There are 4 other commissioners:

  • Jill Sommers, appointed 2009, Republican
  • Bart Chilton, appointed 2009, Democrat
  • Scott O’Malia, appointed in 2009, Republican
  • Mark Wetjen, appointed in 2011, Democrat
So a change of governance is unlikely, and can be discounted as a barrier to the continued rule making for the DFA – although Scott O’Malia has been critical of the rule making process itself, see here, and rightly asks for a timetable to be published which everyone can follow.
Update 1: The CFTC is split down party lines with 2 Republican Commissioners and 3 democrats (including Chairman Gensler), which biases any governance votes towards the Democrats who are pro-DFA.
Update 2: A story at the FT here on the Commission Chilton’s views on voice broking reflects the possible political outcome of the CFTC rules – if the three Democrats stand together, potentially they could push the rule making to retain voice broking as an allowed execution method, making the adoption of SEFs much less of an impact on the OTC market.

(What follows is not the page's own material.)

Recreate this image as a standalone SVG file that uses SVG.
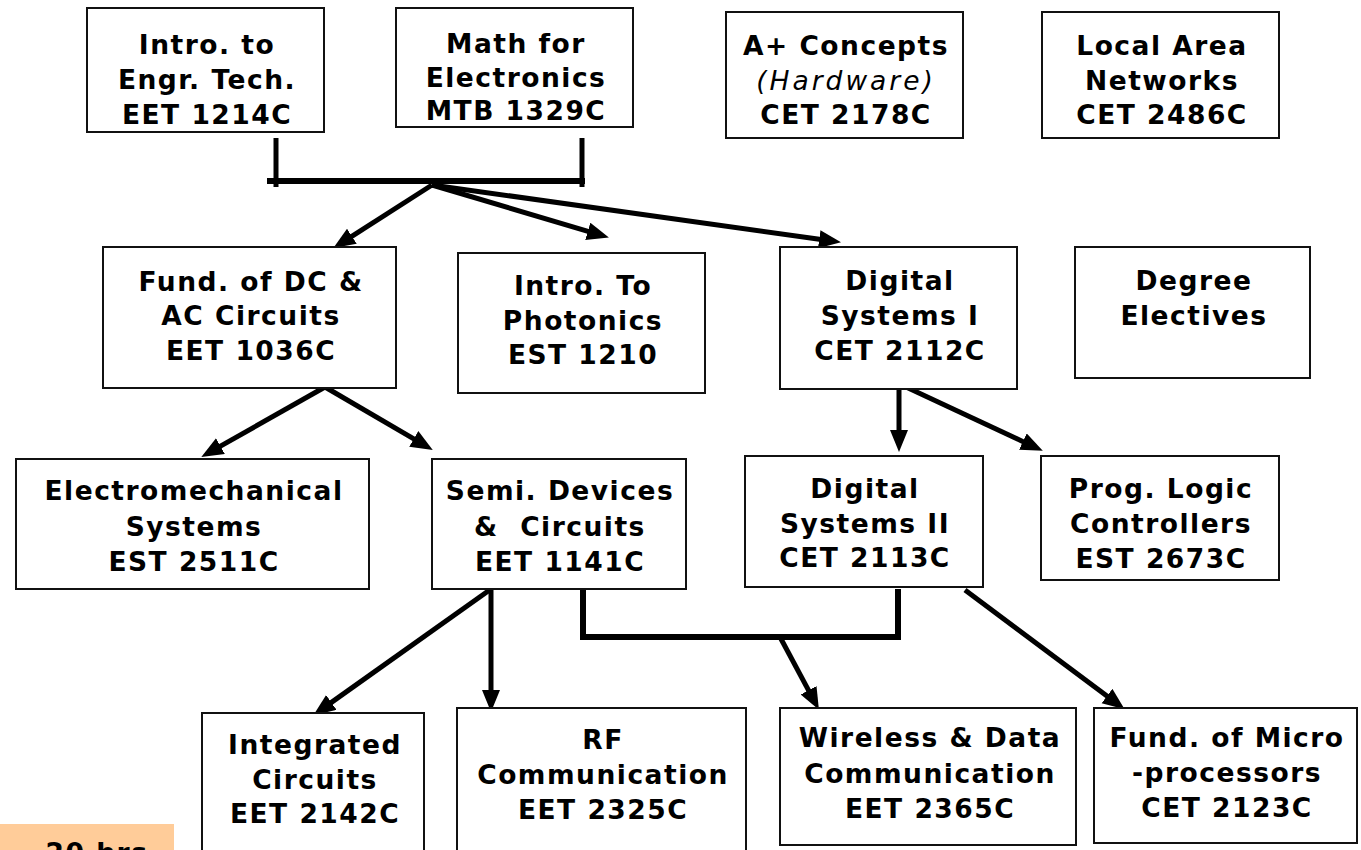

Possible barriers to implementing the DFA

  1. Control of Congress: One way DFA could be de-railed, is from a change in control of the House of Representatives, and Senate, (a swing to the Republicans) which would enable Congress to vote on and approve amendments to the DFA including this bill (the SEF clarification act) which aims to repeal some of the ideas the CFTC are pushing for. Countering that is a veto by the President on acts passed by Congress, nullifying their actions – but of course setting up a titanic battle of wills, where the President will need to barter compliance by Congress in areas he wants support, in return for the President conceding to Congress in return where they are strong willed.
  2. Budget for the CFTC: Congress approves the budget for the CFTC, which recently asked for a 20% increase to support the work on the DFA. President Obama recommended a 50% increase, but the Senate committee felt that zero increase was appropriate, in which case rule making will drag on for some time. There is still no published timetable from the CFTC for rule making, although there is one from the SEC here.
  3. Cost / Benefit analysis for rule making: “Section 15(a) of the Commodity Exchange Act requires the CFTC to consider the costs and benefits of its actions before issuing rules, regulations or orders. Section 15(a) requires the CFTC to evaluate the costs and benefits in light of the following five areas: (1) protection of market participants and the public; (2) efficiency, competitiveness and financial integrity of futures markets; (3) price discovery; (4) sound risk management practices; and (5) other public interest considerations.”  According to ISDA and other commentators, this cost / benefit analysis has not been carried out in anything other than a perfunctory way, so ISDA did their own analysis here to get their own argument out in public, that the move to SEFs wasn’t justified. Whether the above requirement is a barrier to new rule making has yet to be seen.

Conclusion

All three areas above could impact the implementation of the DFA by the CFTC and/or the SEC during 2012. President Obama will effectively stop governing from mid 2012 to devote his time to potential re-election, meaning the practical process of government is suspended. Until the election result is known and the new members of Congress appointed, and committees reformed, there will be little in the way of resistance. That leaves just items 2 & 3 above, both of which could drag out the process well into 2012, leaving time for Congress to then push to amend or repeal the DFA just as it begins to bite.

All in all, quite an uncertain picture.